** Begin Provided material **

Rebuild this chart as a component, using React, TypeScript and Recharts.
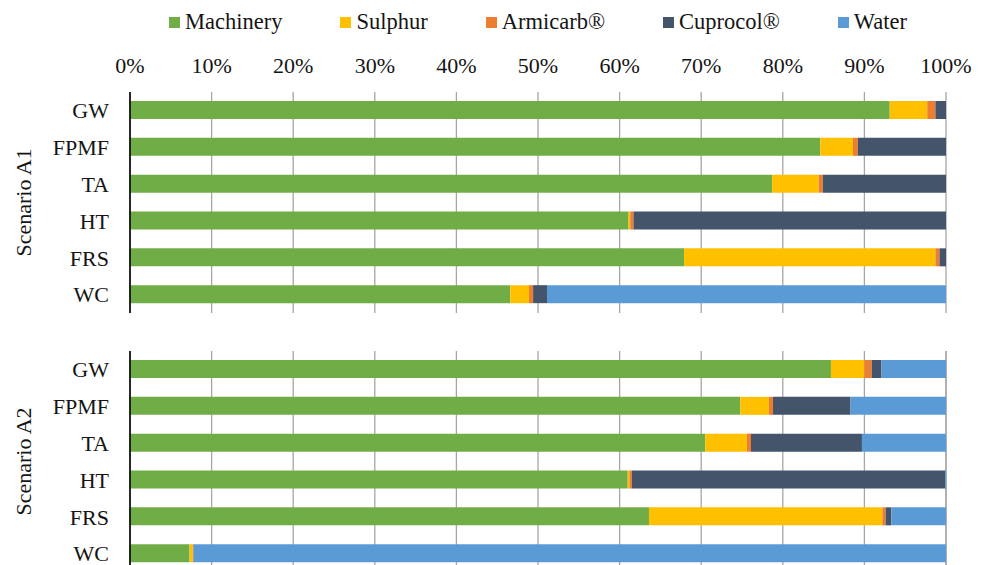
import { Bar, BarChart, CartesianGrid, XAxis, YAxis } from "recharts";

const categories = ["GW", "FPMF", "TA", "HT", "FRS", "WC"];

const series = ["Machinery", "Sulphur", "Armicarb®", "Cuprocol®", "Water"];
const colors = ["#70AD47", "#FFC000", "#ED7D31", "#44546A", "#5B9BD5"];

// Scenario A1, % share per category
const a1Machinery = [93.1, 84.6, 78.7, 61.1, 67.9, 46.6];
const a1Sulphur = [4.6, 4.0, 5.7, 0.2, 30.8, 2.3];
const a1Armicarb = [1.0, 0.6, 0.5, 0.4, 0.5, 0.5];
const a1Cuprocol = [1.3, 10.8, 15.1, 38.3, 0.8, 1.7];
const a1Water = [0, 0, 0, 0, 0, 48.9];

// Scenario A2
const a2Machinery = [85.9, 74.8, 70.5, 61.0, 63.6, 7.3];
const a2Sulphur = [4.1, 3.5, 5.1, 0.2, 28.6, 0.4];
const a2Armicarb = [0.9, 0.5, 0.5, 0.3, 0.4, 0.05];
const a2Cuprocol = [1.2, 9.5, 13.6, 38.4, 0.7, 0.05];
const a2Water = [7.9, 11.7, 10.3, 0.1, 6.7, 92.2];

const xTicks = [0, 10, 20, 30, 40, 50, 60, 70, 80, 90, 100];

const font = "'Liberation Serif', 'Times New Roman', serif";
const ink = "#141414";
const grid = "#A6A6A6";

function build(cols: number[][]) {
  return categories.map((name, i) => {
    const row: Record<string, string | number> = { name };
    series.forEach((s, k) => {
      row[s] = cols[k][i];
    });
    return row;
  });
}

const dataA1 = build([a1Machinery, a1Sulphur, a1Armicarb, a1Cuprocol, a1Water]);
const dataA2 = build([a2Machinery, a2Sulphur, a2Armicarb, a2Cuprocol, a2Water]);

function ScenarioLabel(text: string) {
  return (props: any) => {
    const vb = props.viewBox || { x: 0, y: 0, width: 130, height: 220 };
    const cx = vb.x + 23;
    const cy = vb.y + vb.height / 2;
    return (
      <text
        x={cx}
        y={cy}
        transform={`rotate(-90, ${cx}, ${cy})`}
        textAnchor="middle"
        dominantBaseline="central"
        fontSize={22}
        fontFamily={font}
        fill={ink}
      >
        {text}
      </text>
    );
  };
}

function Panel({
  data,
  label,
  showTop,
  height,
  top,
}: {
  data: Record<string, string | number>[];
  label: string;
  showTop: boolean;
  height: number;
  top: number;
}) {
  return (
    <BarChart
      layout="vertical"
      width={987}
      height={height}
      data={data}
      margin={{ top, right: 41, bottom: 0, left: 0 }}
      barSize={18}
    >
      <CartesianGrid horizontal={false} stroke={grid} strokeWidth={1.3} />
      <XAxis
        type="number"
        domain={[0, 100]}
        ticks={xTicks}
        orientation="top"
        hide={!showTop}
        height={40}
        tickFormatter={(v: number) => `${v}%`}
        axisLine={false}
        tickLine={false}
        tickSize={6}
        tickMargin={13}
        tick={{ fontSize: 22, fontFamily: font, fill: ink }}
        interval={0}
      />
      <YAxis
        type="category"
        dataKey="name"
        width={130}
        axisLine={{ stroke: "#000", strokeWidth: 1.6 }}
        tickLine={false}
        tickSize={6}
        tickMargin={15}
        tick={{ fontSize: 22, fontFamily: font, fill: ink }}
        interval={0}
        label={{ content: ScenarioLabel(label) }}
      />
      {series.map((s, k) => (
        <Bar key={s} dataKey={s} stackId="a" fill={colors[k]} isAnimationActive={false} />
      ))}
    </BarChart>
  );
}

export default function App() {
  return (
    <div
      style={{
        position: "relative",
        width: 987,
        height: 565,
        overflow: "hidden",
        background: "#fff",
        fontFamily: font,
      }}
    >
      <style>{`body{margin:0}`}</style>
      <div
        style={{
          position: "absolute",
          left: 120,
          width: 836,
          top: 8,
          display: "flex",
          justifyContent: "center",
          gap: 58,
          fontSize: 22.5,
          color: ink,
          lineHeight: "28px",
        }}
      >
        {series.map((s, k) => (
          <div key={s} style={{ display: "flex", alignItems: "center" }}>
            <span
              style={{
                width: 11,
                height: 11,
                background: colors[k],
                marginRight: 5,
                display: "inline-block",
              }}
            />
            <span>{s}</span>
          </div>
        ))}
      </div>
      <div style={{ position: "absolute", left: 0, top: 0 }}>
        <Panel data={dataA1} label="Scenario A1" showTop height={313} top={52} />
      </div>
      <div style={{ position: "absolute", left: 0, top: 330 }}>
        <Panel data={dataA2} label="Scenario A2" showTop={false} height={242} top={21} />
      </div>
    </div>
  );
}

** End Provided material **

Problem requirements: Reproduce only the lines from the beginning of the data through the line that contains "a2Armicarb, a2Cuprocol, a2Water]);", both included, and please drop the pictures.

Response to the exercise:
Rebuild this chart as a component, using React, TypeScript and Recharts.
import { Bar, BarChart, CartesianGrid, XAxis, YAxis } from "recharts";

const categories = ["GW", "FPMF", "TA", "HT", "FRS", "WC"];

const series = ["Machinery", "Sulphur", "Armicarb®", "Cuprocol®", "Water"];
const colors = ["#70AD47", "#FFC000", "#ED7D31", "#44546A", "#5B9BD5"];

// Scenario A1, % share per category
const a1Machinery = [93.1, 84.6, 78.7, 61.1, 67.9, 46.6];
const a1Sulphur = [4.6, 4.0, 5.7, 0.2, 30.8, 2.3];
const a1Armicarb = [1.0, 0.6, 0.5, 0.4, 0.5, 0.5];
const a1Cuprocol = [1.3, 10.8, 15.1, 38.3, 0.8, 1.7];
const a1Water = [0, 0, 0, 0, 0, 48.9];

// Scenario A2
const a2Machinery = [85.9, 74.8, 70.5, 61.0, 63.6, 7.3];
const a2Sulphur = [4.1, 3.5, 5.1, 0.2, 28.6, 0.4];
const a2Armicarb = [0.9, 0.5, 0.5, 0.3, 0.4, 0.05];
const a2Cuprocol = [1.2, 9.5, 13.6, 38.4, 0.7, 0.05];
const a2Water = [7.9, 11.7, 10.3, 0.1, 6.7, 92.2];

const xTicks = [0, 10, 20, 30, 40, 50, 60, 70, 80, 90, 100];

const font = "'Liberation Serif', 'Times New Roman', serif";
const ink = "#141414";
const grid = "#A6A6A6";

function build(cols: number[][]) {
  return categories.map((name, i) => {
    const row: Record<string, string | number> = { name };
    series.forEach((s, k) => {
      row[s] = cols[k][i];
    });
    return row;
  });
}

const dataA1 = build([a1Machinery, a1Sulphur, a1Armicarb, a1Cuprocol, a1Water]);
const dataA2 = build([a2Machinery, a2Sulphur, a2Armicarb, a2Cuprocol, a2Water]);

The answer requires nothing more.